*SUPPLIED MATERIAL*.
▬▬▬▬▬▬▬▬▬▬

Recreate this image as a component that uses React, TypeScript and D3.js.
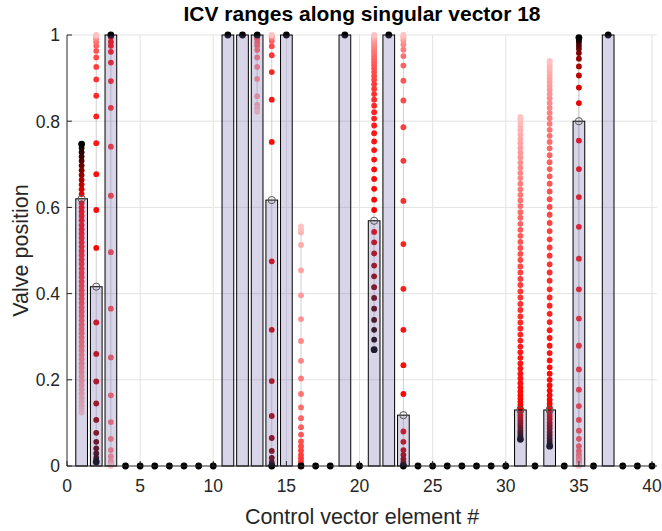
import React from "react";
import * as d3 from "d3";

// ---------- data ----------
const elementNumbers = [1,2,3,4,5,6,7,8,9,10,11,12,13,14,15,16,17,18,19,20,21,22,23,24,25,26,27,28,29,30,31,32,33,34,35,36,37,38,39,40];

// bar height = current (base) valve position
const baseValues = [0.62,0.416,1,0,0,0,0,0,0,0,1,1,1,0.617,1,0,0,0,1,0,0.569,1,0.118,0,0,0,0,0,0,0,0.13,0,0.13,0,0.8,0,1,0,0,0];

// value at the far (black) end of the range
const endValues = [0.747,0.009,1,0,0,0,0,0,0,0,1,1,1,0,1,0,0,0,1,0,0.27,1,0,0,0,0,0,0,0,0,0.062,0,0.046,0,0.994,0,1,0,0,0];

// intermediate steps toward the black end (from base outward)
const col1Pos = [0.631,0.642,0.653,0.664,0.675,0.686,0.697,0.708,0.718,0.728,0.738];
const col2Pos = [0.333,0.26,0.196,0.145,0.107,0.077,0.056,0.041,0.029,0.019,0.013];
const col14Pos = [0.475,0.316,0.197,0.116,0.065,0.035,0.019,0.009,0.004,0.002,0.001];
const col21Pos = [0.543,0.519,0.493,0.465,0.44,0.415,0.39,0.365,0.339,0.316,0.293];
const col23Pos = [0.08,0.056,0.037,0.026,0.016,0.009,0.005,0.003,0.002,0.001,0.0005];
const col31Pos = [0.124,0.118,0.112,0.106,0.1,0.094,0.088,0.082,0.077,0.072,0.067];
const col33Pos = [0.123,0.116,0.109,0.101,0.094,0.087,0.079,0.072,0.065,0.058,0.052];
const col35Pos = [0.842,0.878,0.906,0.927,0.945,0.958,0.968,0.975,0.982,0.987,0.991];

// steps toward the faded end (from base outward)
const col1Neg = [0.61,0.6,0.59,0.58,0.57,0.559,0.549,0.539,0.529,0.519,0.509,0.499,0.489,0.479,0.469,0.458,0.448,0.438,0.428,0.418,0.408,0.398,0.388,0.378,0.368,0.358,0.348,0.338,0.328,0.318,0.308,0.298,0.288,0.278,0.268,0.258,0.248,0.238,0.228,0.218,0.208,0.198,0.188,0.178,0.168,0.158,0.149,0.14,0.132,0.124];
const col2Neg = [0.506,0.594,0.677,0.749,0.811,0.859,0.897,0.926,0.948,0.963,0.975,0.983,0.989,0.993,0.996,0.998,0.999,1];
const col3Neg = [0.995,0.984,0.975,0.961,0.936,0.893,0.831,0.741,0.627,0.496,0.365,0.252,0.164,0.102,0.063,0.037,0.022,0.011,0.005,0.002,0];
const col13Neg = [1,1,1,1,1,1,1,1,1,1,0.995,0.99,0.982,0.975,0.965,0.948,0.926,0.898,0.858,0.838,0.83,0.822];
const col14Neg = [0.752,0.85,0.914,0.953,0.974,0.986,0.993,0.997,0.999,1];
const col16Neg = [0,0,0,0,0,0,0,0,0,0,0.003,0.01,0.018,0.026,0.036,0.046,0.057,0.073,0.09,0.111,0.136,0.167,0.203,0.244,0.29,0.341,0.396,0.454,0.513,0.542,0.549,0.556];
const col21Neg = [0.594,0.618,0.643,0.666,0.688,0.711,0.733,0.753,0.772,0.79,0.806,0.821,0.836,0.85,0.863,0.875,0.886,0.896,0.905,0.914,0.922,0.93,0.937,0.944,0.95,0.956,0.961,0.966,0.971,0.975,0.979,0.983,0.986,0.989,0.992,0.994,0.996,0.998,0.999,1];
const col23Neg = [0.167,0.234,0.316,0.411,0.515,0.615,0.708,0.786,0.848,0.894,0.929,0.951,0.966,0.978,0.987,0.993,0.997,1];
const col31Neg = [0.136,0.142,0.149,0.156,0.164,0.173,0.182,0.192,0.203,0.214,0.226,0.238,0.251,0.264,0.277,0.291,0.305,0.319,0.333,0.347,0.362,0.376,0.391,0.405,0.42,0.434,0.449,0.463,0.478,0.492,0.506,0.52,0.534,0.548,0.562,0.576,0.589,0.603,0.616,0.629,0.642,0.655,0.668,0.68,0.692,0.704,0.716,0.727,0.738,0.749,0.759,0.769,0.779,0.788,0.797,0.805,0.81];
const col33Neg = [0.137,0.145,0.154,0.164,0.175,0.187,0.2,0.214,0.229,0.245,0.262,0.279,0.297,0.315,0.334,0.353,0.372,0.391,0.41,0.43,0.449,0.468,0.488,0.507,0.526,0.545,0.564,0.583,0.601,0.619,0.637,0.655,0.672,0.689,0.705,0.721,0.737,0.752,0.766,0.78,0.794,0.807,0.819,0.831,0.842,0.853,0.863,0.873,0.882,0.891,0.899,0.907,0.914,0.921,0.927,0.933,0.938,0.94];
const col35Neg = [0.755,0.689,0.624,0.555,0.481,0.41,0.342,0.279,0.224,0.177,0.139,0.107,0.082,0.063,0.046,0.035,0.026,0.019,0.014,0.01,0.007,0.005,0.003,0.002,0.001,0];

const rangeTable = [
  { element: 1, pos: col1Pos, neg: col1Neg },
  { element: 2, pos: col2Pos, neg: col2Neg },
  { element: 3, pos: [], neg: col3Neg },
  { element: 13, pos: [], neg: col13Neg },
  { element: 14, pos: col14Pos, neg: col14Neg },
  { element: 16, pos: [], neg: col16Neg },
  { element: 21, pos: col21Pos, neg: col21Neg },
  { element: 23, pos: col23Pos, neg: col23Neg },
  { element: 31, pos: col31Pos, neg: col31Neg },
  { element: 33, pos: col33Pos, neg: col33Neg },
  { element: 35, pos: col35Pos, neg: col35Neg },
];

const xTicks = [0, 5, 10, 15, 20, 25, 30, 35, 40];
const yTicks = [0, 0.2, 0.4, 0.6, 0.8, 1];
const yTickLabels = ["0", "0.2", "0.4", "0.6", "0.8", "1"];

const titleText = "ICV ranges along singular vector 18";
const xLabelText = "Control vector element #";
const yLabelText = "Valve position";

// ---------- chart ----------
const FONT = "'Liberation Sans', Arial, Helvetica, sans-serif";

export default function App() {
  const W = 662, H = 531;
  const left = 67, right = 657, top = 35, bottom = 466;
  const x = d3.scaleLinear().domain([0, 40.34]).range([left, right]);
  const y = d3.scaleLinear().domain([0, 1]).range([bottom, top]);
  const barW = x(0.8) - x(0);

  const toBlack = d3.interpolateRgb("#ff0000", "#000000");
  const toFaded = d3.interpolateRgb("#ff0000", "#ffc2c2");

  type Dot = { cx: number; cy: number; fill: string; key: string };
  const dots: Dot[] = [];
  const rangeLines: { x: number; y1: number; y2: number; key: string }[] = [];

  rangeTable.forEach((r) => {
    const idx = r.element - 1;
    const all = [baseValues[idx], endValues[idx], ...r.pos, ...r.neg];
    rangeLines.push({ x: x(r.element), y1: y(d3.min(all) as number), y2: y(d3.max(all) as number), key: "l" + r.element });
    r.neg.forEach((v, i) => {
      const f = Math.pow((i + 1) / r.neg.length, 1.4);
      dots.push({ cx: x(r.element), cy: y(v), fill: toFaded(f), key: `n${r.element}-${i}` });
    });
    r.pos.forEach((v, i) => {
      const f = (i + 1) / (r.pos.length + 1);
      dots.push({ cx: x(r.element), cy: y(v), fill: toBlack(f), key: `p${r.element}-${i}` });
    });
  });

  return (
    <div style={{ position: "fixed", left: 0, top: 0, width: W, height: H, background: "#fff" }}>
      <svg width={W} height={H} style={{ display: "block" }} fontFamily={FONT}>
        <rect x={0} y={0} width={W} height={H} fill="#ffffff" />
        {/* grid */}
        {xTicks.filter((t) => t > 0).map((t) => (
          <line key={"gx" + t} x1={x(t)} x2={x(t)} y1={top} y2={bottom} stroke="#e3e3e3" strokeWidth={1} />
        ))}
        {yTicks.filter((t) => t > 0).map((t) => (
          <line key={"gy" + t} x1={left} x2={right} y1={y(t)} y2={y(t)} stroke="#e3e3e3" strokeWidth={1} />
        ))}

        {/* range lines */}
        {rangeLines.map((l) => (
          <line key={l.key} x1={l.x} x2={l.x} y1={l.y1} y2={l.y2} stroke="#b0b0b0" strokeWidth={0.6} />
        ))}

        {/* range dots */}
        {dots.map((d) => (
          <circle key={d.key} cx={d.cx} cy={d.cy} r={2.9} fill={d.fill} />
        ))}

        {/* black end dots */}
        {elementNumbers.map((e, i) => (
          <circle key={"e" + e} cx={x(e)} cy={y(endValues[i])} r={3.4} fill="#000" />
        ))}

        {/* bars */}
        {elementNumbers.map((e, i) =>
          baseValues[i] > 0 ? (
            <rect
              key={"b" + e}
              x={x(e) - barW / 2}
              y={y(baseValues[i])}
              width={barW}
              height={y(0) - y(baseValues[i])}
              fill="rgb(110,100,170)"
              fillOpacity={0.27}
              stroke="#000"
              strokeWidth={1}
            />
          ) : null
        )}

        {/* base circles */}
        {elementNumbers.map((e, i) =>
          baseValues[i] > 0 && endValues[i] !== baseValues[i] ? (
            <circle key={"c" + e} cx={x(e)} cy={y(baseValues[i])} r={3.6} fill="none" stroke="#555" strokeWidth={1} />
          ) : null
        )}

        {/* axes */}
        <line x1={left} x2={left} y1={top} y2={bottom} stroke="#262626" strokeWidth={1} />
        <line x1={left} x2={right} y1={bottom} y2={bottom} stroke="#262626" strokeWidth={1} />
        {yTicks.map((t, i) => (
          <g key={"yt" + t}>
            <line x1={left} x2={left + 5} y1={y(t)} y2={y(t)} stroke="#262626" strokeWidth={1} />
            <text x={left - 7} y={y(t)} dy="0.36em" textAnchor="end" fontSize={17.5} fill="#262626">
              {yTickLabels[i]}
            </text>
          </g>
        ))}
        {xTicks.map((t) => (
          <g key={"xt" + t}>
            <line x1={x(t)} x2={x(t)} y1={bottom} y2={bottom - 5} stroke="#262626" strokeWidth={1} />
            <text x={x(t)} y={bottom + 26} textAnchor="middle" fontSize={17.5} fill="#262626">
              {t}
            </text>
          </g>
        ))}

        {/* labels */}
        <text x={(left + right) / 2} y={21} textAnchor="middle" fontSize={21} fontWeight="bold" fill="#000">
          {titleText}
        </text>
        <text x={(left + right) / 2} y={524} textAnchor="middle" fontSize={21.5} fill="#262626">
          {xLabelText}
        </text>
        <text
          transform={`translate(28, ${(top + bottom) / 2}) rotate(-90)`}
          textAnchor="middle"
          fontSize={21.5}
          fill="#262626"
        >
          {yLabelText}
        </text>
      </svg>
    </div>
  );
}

▬▬▬▬▬▬▬▬▬▬

*AIM OF THE TASK*.
Look through the material above and work out how many of its lines contain "React". State the number only.

*ANSWER TO THIS EXERCISE*.
2